■ Task data:
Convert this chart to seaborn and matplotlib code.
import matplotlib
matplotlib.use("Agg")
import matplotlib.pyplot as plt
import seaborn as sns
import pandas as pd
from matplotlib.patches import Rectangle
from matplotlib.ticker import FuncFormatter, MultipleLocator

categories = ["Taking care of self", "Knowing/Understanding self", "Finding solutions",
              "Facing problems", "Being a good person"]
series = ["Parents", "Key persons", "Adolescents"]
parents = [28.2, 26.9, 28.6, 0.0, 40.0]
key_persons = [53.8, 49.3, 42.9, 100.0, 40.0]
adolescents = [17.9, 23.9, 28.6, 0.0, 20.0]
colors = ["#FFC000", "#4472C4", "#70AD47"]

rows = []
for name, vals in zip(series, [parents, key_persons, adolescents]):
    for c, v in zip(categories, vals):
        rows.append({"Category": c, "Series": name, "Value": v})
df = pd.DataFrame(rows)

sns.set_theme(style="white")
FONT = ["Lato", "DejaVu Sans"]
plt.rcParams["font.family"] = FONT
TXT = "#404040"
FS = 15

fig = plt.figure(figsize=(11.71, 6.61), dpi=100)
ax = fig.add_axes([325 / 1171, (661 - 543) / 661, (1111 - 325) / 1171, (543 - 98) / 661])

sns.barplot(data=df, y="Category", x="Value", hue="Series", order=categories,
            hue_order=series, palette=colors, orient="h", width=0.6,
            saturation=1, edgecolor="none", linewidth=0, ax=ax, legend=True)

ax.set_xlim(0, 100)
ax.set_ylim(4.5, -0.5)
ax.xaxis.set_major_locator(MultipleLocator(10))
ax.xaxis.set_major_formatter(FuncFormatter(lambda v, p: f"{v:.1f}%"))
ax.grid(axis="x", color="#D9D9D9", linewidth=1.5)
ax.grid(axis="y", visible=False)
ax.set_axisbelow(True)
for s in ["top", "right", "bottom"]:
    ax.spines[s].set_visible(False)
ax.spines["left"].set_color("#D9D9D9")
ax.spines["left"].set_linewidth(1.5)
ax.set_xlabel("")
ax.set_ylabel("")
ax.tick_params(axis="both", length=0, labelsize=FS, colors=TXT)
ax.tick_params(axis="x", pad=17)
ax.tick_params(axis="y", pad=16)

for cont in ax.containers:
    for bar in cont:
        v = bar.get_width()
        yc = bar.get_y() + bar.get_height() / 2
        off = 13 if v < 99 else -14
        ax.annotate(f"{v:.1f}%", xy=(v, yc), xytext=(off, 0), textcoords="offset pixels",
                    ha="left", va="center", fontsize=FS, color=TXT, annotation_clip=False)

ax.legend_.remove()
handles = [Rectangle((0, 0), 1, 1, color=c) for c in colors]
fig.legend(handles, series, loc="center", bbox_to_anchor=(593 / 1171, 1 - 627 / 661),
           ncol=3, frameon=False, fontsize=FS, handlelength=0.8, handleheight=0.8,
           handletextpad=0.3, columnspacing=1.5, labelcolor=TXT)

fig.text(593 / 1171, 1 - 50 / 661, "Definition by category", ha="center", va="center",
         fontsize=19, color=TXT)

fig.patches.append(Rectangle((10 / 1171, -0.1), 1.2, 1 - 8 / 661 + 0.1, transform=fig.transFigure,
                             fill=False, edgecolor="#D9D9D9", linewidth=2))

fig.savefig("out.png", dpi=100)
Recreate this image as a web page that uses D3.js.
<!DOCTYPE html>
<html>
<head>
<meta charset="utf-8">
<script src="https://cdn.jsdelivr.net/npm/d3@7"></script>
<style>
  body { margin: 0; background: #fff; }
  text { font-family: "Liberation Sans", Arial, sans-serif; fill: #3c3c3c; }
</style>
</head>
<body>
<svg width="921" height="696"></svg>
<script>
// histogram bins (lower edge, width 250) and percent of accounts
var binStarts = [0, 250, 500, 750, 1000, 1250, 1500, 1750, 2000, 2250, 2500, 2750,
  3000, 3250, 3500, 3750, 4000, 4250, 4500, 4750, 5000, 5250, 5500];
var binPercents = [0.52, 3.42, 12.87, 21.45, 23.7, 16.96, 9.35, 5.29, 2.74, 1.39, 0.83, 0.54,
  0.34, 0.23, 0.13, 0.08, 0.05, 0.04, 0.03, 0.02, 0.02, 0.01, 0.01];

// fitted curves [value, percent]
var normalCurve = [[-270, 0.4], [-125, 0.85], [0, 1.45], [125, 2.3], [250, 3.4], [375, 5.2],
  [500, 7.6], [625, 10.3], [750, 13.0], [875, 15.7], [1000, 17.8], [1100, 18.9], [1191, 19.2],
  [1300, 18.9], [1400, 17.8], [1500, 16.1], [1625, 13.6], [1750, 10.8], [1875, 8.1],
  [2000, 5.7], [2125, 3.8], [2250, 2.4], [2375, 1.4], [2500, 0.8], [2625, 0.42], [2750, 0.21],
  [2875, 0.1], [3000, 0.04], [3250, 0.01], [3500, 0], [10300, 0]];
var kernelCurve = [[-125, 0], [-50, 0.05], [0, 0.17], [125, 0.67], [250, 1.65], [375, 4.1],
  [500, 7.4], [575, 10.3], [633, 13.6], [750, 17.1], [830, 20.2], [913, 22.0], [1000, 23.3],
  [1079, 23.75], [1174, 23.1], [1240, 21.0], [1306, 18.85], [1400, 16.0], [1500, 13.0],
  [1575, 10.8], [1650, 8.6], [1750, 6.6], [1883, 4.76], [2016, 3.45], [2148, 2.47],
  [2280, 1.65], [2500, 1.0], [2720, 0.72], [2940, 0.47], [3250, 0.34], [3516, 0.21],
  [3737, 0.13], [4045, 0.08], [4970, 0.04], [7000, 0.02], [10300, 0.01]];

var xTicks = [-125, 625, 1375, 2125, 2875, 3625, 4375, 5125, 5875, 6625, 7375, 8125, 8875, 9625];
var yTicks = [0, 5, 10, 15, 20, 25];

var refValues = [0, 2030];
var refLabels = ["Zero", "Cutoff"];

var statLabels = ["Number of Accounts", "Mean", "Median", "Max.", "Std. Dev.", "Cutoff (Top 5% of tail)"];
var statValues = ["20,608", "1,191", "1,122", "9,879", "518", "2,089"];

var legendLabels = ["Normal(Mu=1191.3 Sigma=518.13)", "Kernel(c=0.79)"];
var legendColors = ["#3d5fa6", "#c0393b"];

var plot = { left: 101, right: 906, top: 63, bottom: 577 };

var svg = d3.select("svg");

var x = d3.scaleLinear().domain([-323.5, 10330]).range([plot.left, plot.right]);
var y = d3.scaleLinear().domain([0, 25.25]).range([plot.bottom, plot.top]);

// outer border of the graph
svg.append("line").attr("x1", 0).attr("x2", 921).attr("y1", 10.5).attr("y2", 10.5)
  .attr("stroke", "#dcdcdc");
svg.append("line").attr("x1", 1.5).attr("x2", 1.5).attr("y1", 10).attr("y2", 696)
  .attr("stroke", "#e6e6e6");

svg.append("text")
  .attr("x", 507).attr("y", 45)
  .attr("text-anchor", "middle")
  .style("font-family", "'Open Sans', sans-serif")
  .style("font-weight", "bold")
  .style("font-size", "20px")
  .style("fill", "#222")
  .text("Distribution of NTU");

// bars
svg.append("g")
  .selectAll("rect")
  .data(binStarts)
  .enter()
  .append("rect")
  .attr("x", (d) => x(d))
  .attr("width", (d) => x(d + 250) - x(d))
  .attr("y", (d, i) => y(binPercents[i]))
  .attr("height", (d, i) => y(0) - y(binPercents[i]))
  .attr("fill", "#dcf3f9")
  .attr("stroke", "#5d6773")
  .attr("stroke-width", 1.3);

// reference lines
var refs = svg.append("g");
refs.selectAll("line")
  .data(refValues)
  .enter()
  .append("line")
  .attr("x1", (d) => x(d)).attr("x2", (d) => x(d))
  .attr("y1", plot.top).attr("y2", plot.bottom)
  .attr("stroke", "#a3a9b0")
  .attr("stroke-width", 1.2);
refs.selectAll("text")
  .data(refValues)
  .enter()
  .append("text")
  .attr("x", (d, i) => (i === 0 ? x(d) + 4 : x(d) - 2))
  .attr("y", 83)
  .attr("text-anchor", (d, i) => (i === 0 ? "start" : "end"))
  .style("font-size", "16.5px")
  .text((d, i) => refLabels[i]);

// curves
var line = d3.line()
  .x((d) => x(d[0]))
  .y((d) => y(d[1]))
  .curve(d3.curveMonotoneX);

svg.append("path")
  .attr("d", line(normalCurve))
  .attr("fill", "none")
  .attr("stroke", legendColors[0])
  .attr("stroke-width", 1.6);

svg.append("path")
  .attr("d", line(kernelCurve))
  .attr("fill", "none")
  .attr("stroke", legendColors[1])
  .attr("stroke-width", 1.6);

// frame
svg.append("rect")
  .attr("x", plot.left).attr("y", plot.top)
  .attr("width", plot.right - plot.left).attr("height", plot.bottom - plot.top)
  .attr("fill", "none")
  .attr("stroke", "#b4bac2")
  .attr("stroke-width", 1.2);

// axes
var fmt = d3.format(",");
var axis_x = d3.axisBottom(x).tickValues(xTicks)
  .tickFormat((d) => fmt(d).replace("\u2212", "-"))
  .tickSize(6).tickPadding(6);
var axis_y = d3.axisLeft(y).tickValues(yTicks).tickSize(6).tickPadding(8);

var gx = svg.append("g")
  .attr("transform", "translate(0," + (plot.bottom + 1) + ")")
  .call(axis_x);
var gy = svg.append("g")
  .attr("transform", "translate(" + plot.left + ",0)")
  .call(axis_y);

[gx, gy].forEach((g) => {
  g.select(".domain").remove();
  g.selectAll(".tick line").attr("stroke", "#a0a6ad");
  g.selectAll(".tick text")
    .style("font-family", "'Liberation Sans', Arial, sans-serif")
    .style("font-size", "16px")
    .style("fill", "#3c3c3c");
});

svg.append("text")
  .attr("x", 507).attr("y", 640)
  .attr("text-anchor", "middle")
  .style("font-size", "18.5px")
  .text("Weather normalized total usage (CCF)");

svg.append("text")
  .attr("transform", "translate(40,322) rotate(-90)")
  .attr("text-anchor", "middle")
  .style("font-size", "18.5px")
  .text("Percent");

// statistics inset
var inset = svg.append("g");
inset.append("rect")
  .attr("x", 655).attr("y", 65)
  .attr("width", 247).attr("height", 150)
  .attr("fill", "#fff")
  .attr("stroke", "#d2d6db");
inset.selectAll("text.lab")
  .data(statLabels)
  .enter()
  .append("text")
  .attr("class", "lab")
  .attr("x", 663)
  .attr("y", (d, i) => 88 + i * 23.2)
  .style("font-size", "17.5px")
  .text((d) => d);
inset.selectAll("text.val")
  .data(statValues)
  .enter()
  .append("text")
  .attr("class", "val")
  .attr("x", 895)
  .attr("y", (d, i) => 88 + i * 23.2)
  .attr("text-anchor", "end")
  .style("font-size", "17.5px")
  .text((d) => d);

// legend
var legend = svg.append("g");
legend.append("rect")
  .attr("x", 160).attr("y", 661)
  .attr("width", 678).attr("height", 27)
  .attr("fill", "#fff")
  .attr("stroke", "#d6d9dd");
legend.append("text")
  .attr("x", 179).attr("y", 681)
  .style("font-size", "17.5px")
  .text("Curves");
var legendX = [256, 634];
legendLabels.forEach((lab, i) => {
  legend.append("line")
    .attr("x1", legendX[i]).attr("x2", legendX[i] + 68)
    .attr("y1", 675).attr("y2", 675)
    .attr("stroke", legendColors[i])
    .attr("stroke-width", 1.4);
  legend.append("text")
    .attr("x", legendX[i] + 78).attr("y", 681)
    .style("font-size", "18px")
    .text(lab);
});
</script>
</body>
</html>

■ Task details: Begin at the line that has "Recreate this image" in the entries above; stop after the line that has "0.02, 0.01, 0.01];". Transcribe exactly those lines and no others.

■ Full solution:
Recreate this image as a web page that uses D3.js.
<!DOCTYPE html>
<html>
<head>
<meta charset="utf-8">
<script src="https://cdn.jsdelivr.net/npm/d3@7"></script>
<style>
  body { margin: 0; background: #fff; }
  text { font-family: "Liberation Sans", Arial, sans-serif; fill: #3c3c3c; }
</style>
</head>
<body>
<svg width="921" height="696"></svg>
<script>
// histogram bins (lower edge, width 250) and percent of accounts
var binStarts = [0, 250, 500, 750, 1000, 1250, 1500, 1750, 2000, 2250, 2500, 2750,
  3000, 3250, 3500, 3750, 4000, 4250, 4500, 4750, 5000, 5250, 5500];
var binPercents = [0.52, 3.42, 12.87, 21.45, 23.7, 16.96, 9.35, 5.29, 2.74, 1.39, 0.83, 0.54,
  0.34, 0.23, 0.13, 0.08, 0.05, 0.04, 0.03, 0.02, 0.02, 0.01, 0.01];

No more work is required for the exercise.